Ce n’est pas dans un tel milieu qu’on peut s’attendre à trouver des idées révolutionnaires ; et cependant ce fut dans cette maison que j’entendis pour la première fois parler de la littérature révolutionnaire de l’époque. Le grand exilé Herzen venait de lancer sa revue à Londres, l’Étoile polaire, qui fit sensation en Russie, même dans les cercles de la Cour et dont de nombreux exemplaires circulaient sous le manteau à Pétersbourg. Ma cousine se procura la revue et nous la lisions ensemble. Son cœur se révoltait contre les obstacles qu’on opposait à son bonheur, et son esprit n’en comprenait que plus facilement les critiques puissantes que le grand écrivain lançait contre l’autocratie russe et le système corrompu de gouvernement. C’est avec un sentiment voisin de l’adoration que je contemplais le médaillon que portait la couverture de l’Étoile polaire et qui représentait les nobles têtes de cinq « Décembristes » que Nicolas Ier avait fait pendre après le soulèvement du 14 décembre 1825 — Bestoujev, Kahovsky, Pestel, Ryléïev et Mouraviov-Apostol.

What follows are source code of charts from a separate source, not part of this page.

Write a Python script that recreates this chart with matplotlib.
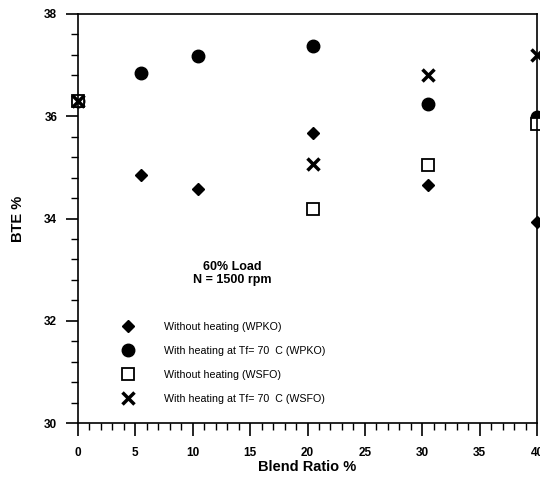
import matplotlib
matplotlib.use("Agg")
import matplotlib.pyplot as plt
from matplotlib.ticker import MultipleLocator

plt.rcParams['font.family'] = ['Liberation Sans', 'DejaVu Sans']

blend_wpko = [0, 5.5, 10.5, 20.5, 30.5, 40]
bte_wpko_noheat = [36.3, 34.85, 34.57, 35.68, 34.65, 33.93]
bte_wpko_heat = [36.3, 36.85, 37.18, 37.37, 36.23, 35.98]
blend_wsfo = [0, 20.5, 30.5, 40]
bte_wsfo_noheat = [36.3, 34.18, 35.05, 35.85]
bte_wsfo_heat = [36.3, 35.07, 36.8, 37.2]

labels = ["Without heating (WPKO)", "With heating at Tf= 70  C (WPKO)",
          "Without heating (WSFO)", "With heating at Tf= 70  C (WSFO)"]

fig = plt.figure(figsize=(5.4, 4.8), dpi=100)
ax = fig.add_axes([78/540, (480-423)/480, (537-78)/540, (423-14)/480])

ax.plot(blend_wpko, bte_wpko_noheat, 'D', color='black', ms=6, ls='none', clip_on=False, label=labels[0])
ax.plot(blend_wpko, bte_wpko_heat, 'o', color='black', ms=9, ls='none', clip_on=False, label=labels[1])
ax.plot(blend_wsfo, bte_wsfo_noheat, 's', mfc='white', mec='black', mew=1.3, ms=9, ls='none', clip_on=False, label=labels[2])
ax.plot(blend_wsfo, bte_wsfo_heat, 'x', color='black', mew=2.5, ms=8, ls='none', clip_on=False, label=labels[3])

ax.set_xlim(0, 40)
ax.set_ylim(30, 38)
ax.xaxis.set_major_locator(MultipleLocator(5))
ax.xaxis.set_minor_locator(MultipleLocator(1))
ax.yaxis.set_major_locator(MultipleLocator(2))
ax.yaxis.set_minor_locator(MultipleLocator(0.4))
ax.tick_params(axis='both', which='major', direction='out', length=9, width=1.2, labelsize=8.5)
ax.tick_params(axis='both', which='minor', direction='out', length=5, width=1.0)
ax.tick_params(axis='x', which='major', pad=8)
ax.tick_params(axis='y', which='major', pad=6)
for lab in ax.get_xticklabels() + ax.get_yticklabels():
    lab.set_fontweight('bold')
for s in ax.spines.values():
    s.set_linewidth(1.2)

ax.set_xlabel("Blend Ratio %", fontsize=10.5, fontweight='bold', labelpad=1)
ax.set_ylabel("BTE %", fontsize=10.5, fontweight='bold', labelpad=14)

ax.text(0.337, 0.365, "60% Load\nN = 1500 rpm", transform=ax.transAxes, ha='center', va='center',
        fontsize=9, fontweight='bold', linespacing=1.15)

leg = ax.legend(loc='upper left', bbox_to_anchor=(0.075, 0.27), frameon=False, fontsize=7.7,
                handletextpad=2.7, labelspacing=1.3, markerscale=1.0, handlelength=1.2)

fig.savefig("out.png", dpi=100)
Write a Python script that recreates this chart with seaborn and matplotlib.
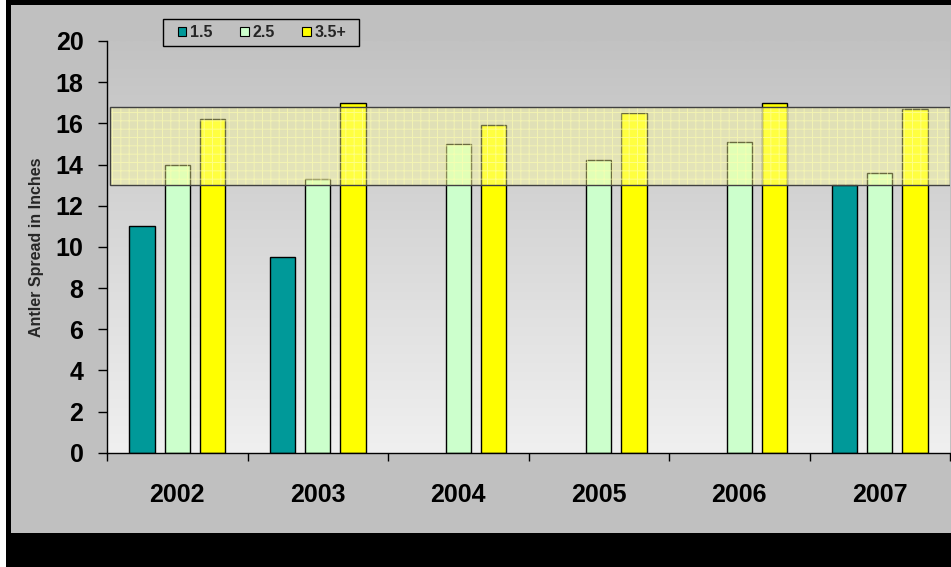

La beauté du style de Herzen — dont Tourguenev a dit avec raison qu’il écrivait avec des larmes et du sang et qu’aucun Russe n’avait jamais écrit ainsi — l’ampleur de ses idées et son profond amour pour la Russie me gagnèrent entièrement et je lisais et relisais ces pages qui parlaient plus encore au cœur qu’à la raison.